## [Direction]
Please output every line of the material as it stands, without the pictures.

## [Available data]
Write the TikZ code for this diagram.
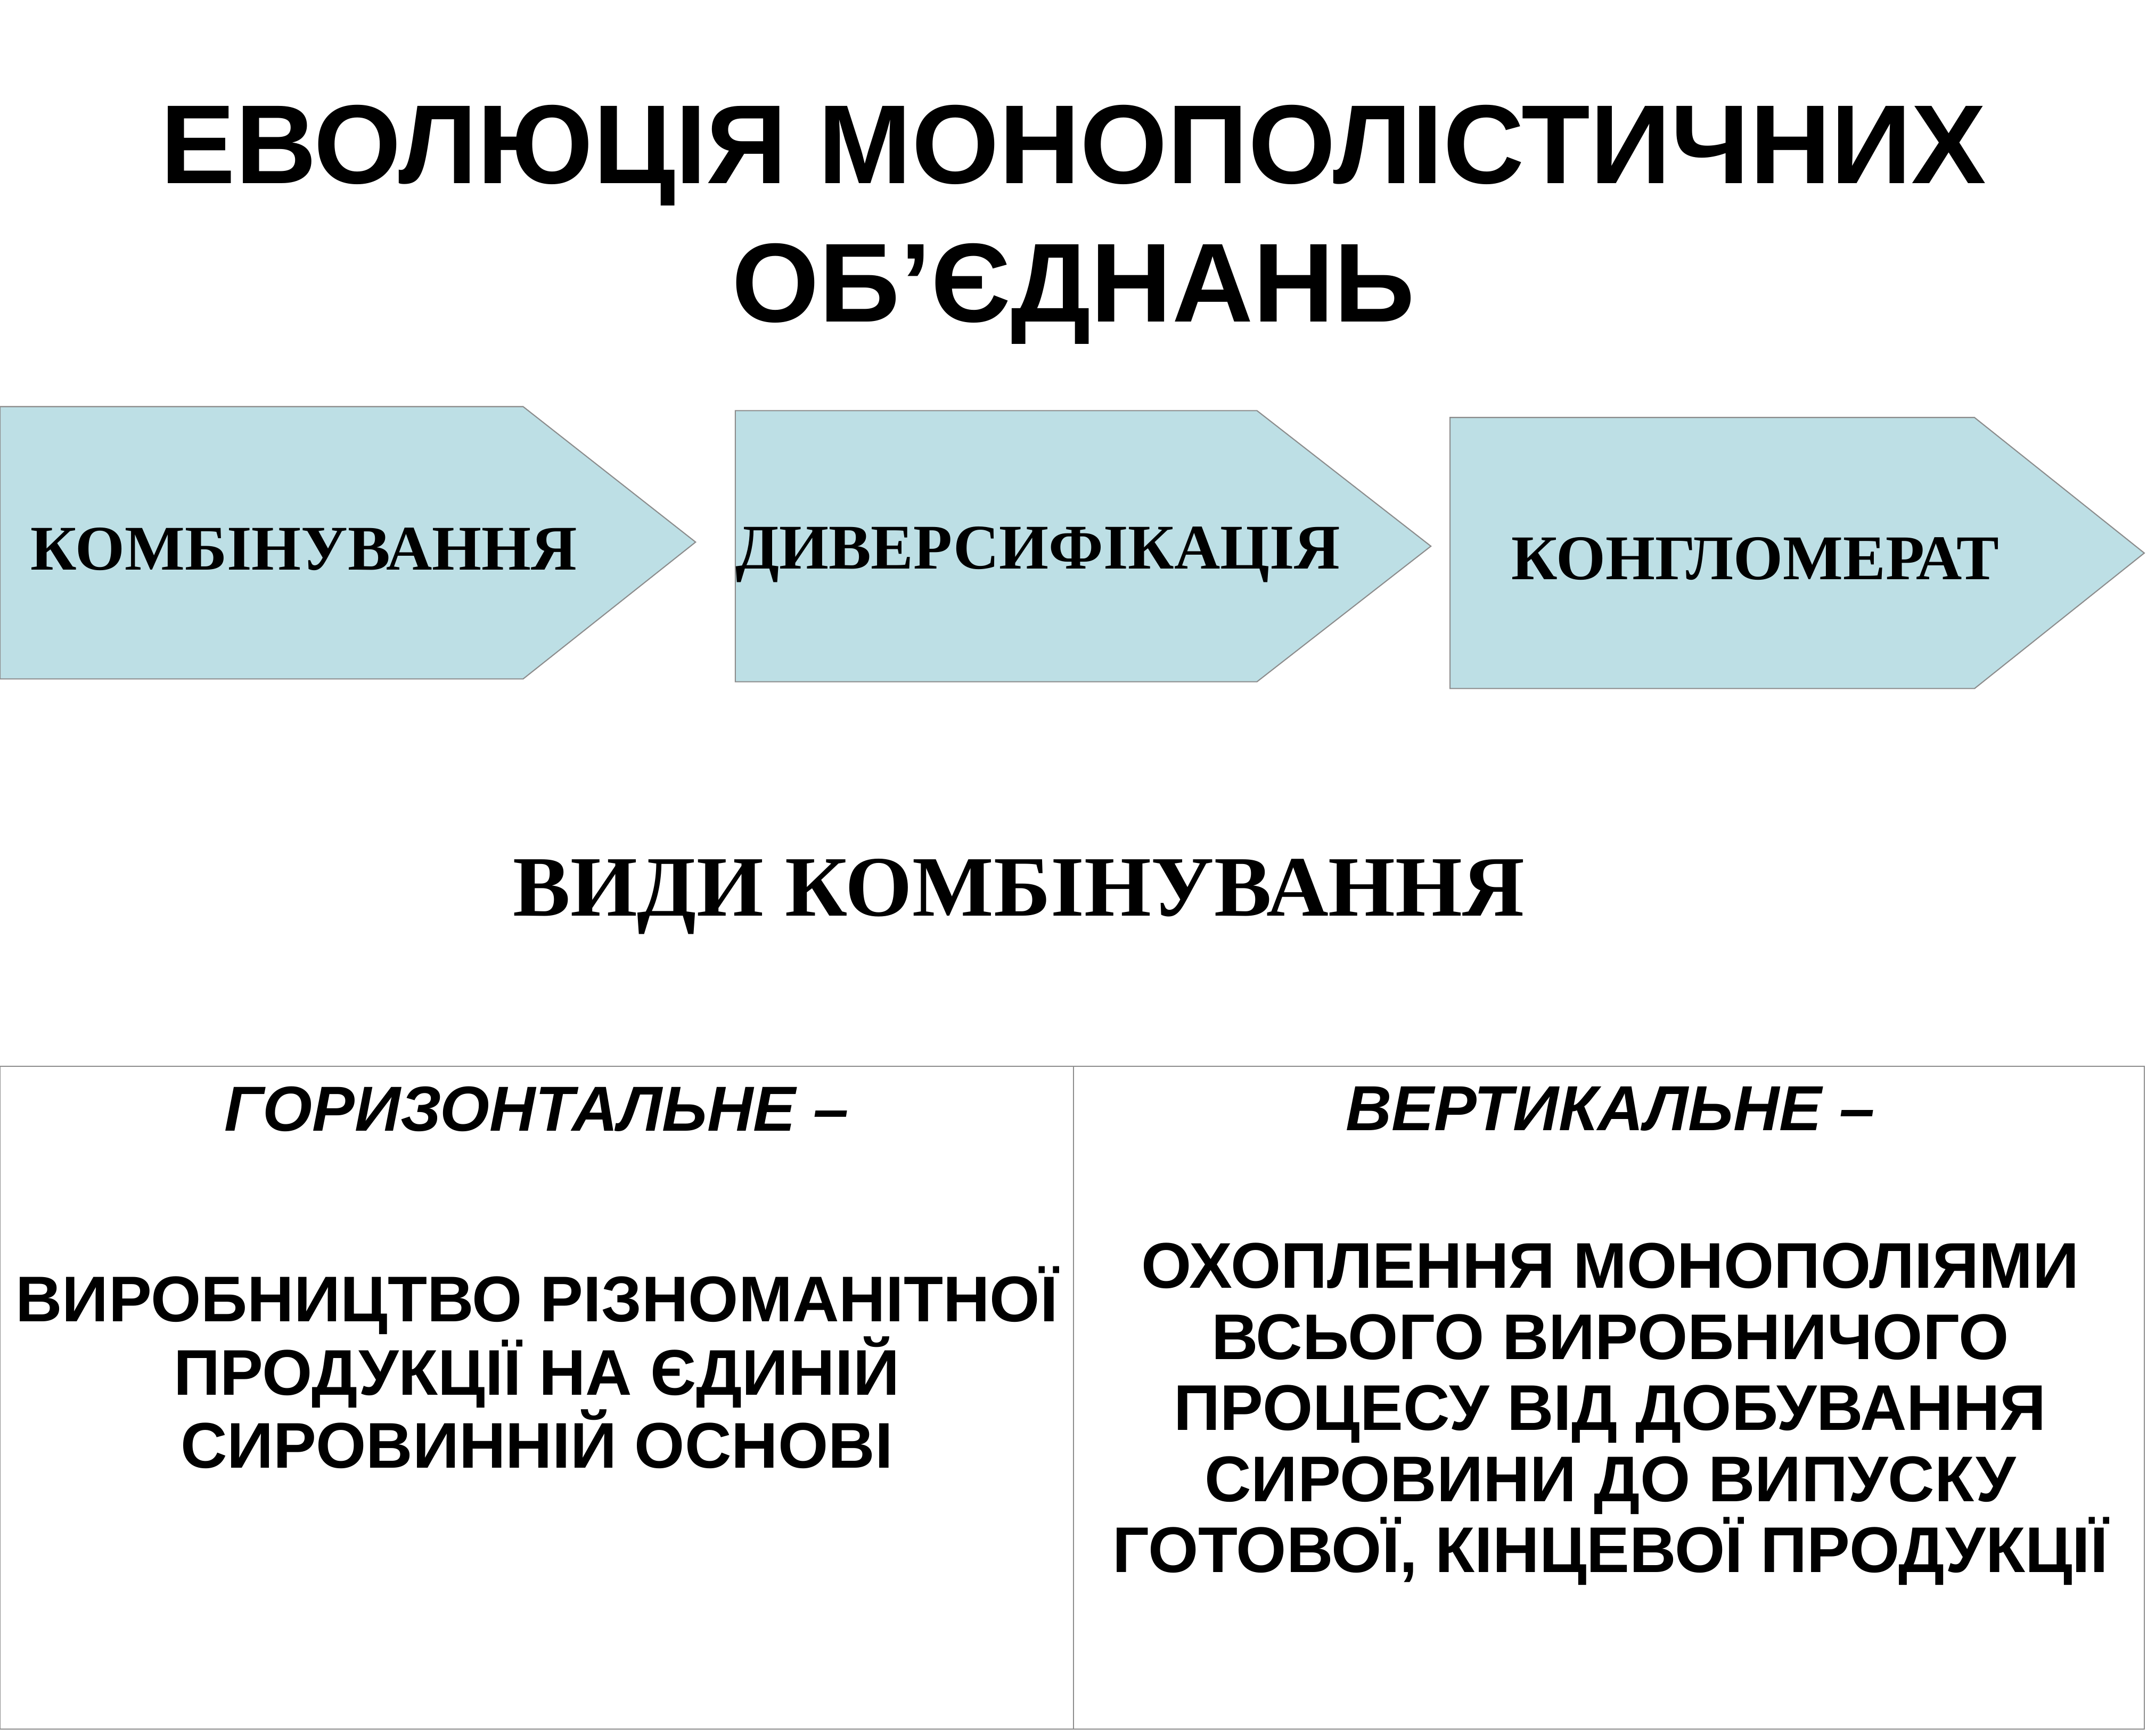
\documentclass[tikz,border=0pt]{standalone}
\usepackage{fontspec}
\setmainfont{Liberation Serif}
\setsansfont{Liberation Sans}
\definecolor{arrowfill}{HTML}{BDDFE5}
\definecolor{edge}{HTML}{8C8C8C}
\begin{document}
\begin{tikzpicture}[x=0.02571cm,y=-0.02571cm,
  chev/.style={fill=arrowfill,draw=edge,line width=0.6pt},
  chevtext/.style={font=\fontsize{34}{40}\selectfont\bfseries},
  cell/.style={draw=edge,line width=0.6pt},
  bodytext/.style={font=\sffamily\fontsize{34.5}{38}\selectfont\bfseries,align=center}]
\useasboundingbox (0,0) rectangle (1568,1268);
\node[font=\sffamily\fontsize{60}{70}\selectfont\bfseries,align=center] (title) at (784,164) {ЕВОЛЮЦІЯ МОНОПОЛІСТИЧНИХ\\[4pt]ОБ’ЄДНАНЬ};
\draw[chev] (0,297) -- (382,297) -- (508,396) -- (382,496) -- (0,496) -- cycle;
\draw[chev] (537,300) -- (918,300) -- (1045,399) -- (918,498) -- (537,498) -- cycle;
\draw[chev] (1059,305) -- (1442,305) -- (1566,404) -- (1442,503) -- (1059,503) -- cycle;
\node[chevtext] (a1) at (222,401) {КОМБІНУВАННЯ};
\node[chevtext] (a2) at (758,405) {ДИВЕРСИФІКАЦІЯ};
\node[chevtext] (a3) at (1282,408) {КОНГЛОМЕРАТ};
\node[font=\fontsize{46}{60}\selectfont\bfseries] (sub) at (744,655) {ВИДИ КОМБІНУВАННЯ};
\draw[cell] (0,779) rectangle (1566,1263);
\draw[cell] (784,779) -- (784,1263);
\node[font=\sffamily\fontsize{34}{40}\selectfont\bfseries\itshape] (h1) at (392,810) {ГОРИЗОНТАЛЬНЕ –};
\node[font=\sffamily\fontsize{34}{40}\selectfont\bfseries\itshape] (h2) at (1176,810) {ВЕРТИКАЛЬНЕ –};
\node[bodytext] (b1) at (392,999) {ВИРОБНИЦТВО РІЗНОМАНІТНОЇ\\ПРОДУКЦІЇ НА ЄДИНІЙ\\СИРОВИННІЙ ОСНОВІ};
\node[bodytext] (b2) at (1176,1033) {ОХОПЛЕННЯ МОНОПОЛІЯМИ\\ВСЬОГО ВИРОБНИЧОГО\\ПРОЦЕСУ ВІД ДОБУВАННЯ\\СИРОВИНИ ДО ВИПУСКУ\\ГОТОВОЇ, КІНЦЕВОЇ ПРОДУКЦІЇ};
\end{tikzpicture}
\end{document}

## [Final result]
Write the TikZ code for this diagram.
\documentclass[tikz,border=0pt]{standalone}
\usepackage{fontspec}
\setmainfont{Liberation Serif}
\setsansfont{Liberation Sans}
\definecolor{arrowfill}{HTML}{BDDFE5}
\definecolor{edge}{HTML}{8C8C8C}
\begin{document}
\begin{tikzpicture}[x=0.02571cm,y=-0.02571cm,
  chev/.style={fill=arrowfill,draw=edge,line width=0.6pt},
  chevtext/.style={font=\fontsize{34}{40}\selectfont\bfseries},
  cell/.style={draw=edge,line width=0.6pt},
  bodytext/.style={font=\sffamily\fontsize{34.5}{38}\selectfont\bfseries,align=center}]
\useasboundingbox (0,0) rectangle (1568,1268);
\node[font=\sffamily\fontsize{60}{70}\selectfont\bfseries,align=center] (title) at (784,164) {ЕВОЛЮЦІЯ МОНОПОЛІСТИЧНИХ\\[4pt]ОБ’ЄДНАНЬ};
\draw[chev] (0,297) -- (382,297) -- (508,396) -- (382,496) -- (0,496) -- cycle;
\draw[chev] (537,300) -- (918,300) -- (1045,399) -- (918,498) -- (537,498) -- cycle;
\draw[chev] (1059,305) -- (1442,305) -- (1566,404) -- (1442,503) -- (1059,503) -- cycle;
\node[chevtext] (a1) at (222,401) {КОМБІНУВАННЯ};
\node[chevtext] (a2) at (758,405) {ДИВЕРСИФІКАЦІЯ};
\node[chevtext] (a3) at (1282,408) {КОНГЛОМЕРАТ};
\node[font=\fontsize{46}{60}\selectfont\bfseries] (sub) at (744,655) {ВИДИ КОМБІНУВАННЯ};
\draw[cell] (0,779) rectangle (1566,1263);
\draw[cell] (784,779) -- (784,1263);
\node[font=\sffamily\fontsize{34}{40}\selectfont\bfseries\itshape] (h1) at (392,810) {ГОРИЗОНТАЛЬНЕ –};
\node[font=\sffamily\fontsize{34}{40}\selectfont\bfseries\itshape] (h2) at (1176,810) {ВЕРТИКАЛЬНЕ –};
\node[bodytext] (b1) at (392,999) {ВИРОБНИЦТВО РІЗНОМАНІТНОЇ\\ПРОДУКЦІЇ НА ЄДИНІЙ\\СИРОВИННІЙ ОСНОВІ};
\node[bodytext] (b2) at (1176,1033) {ОХОПЛЕННЯ МОНОПОЛІЯМИ\\ВСЬОГО ВИРОБНИЧОГО\\ПРОЦЕСУ ВІД ДОБУВАННЯ\\СИРОВИНИ ДО ВИПУСКУ\\ГОТОВОЇ, КІНЦЕВОЇ ПРОДУКЦІЇ};
\end{tikzpicture}
\end{document}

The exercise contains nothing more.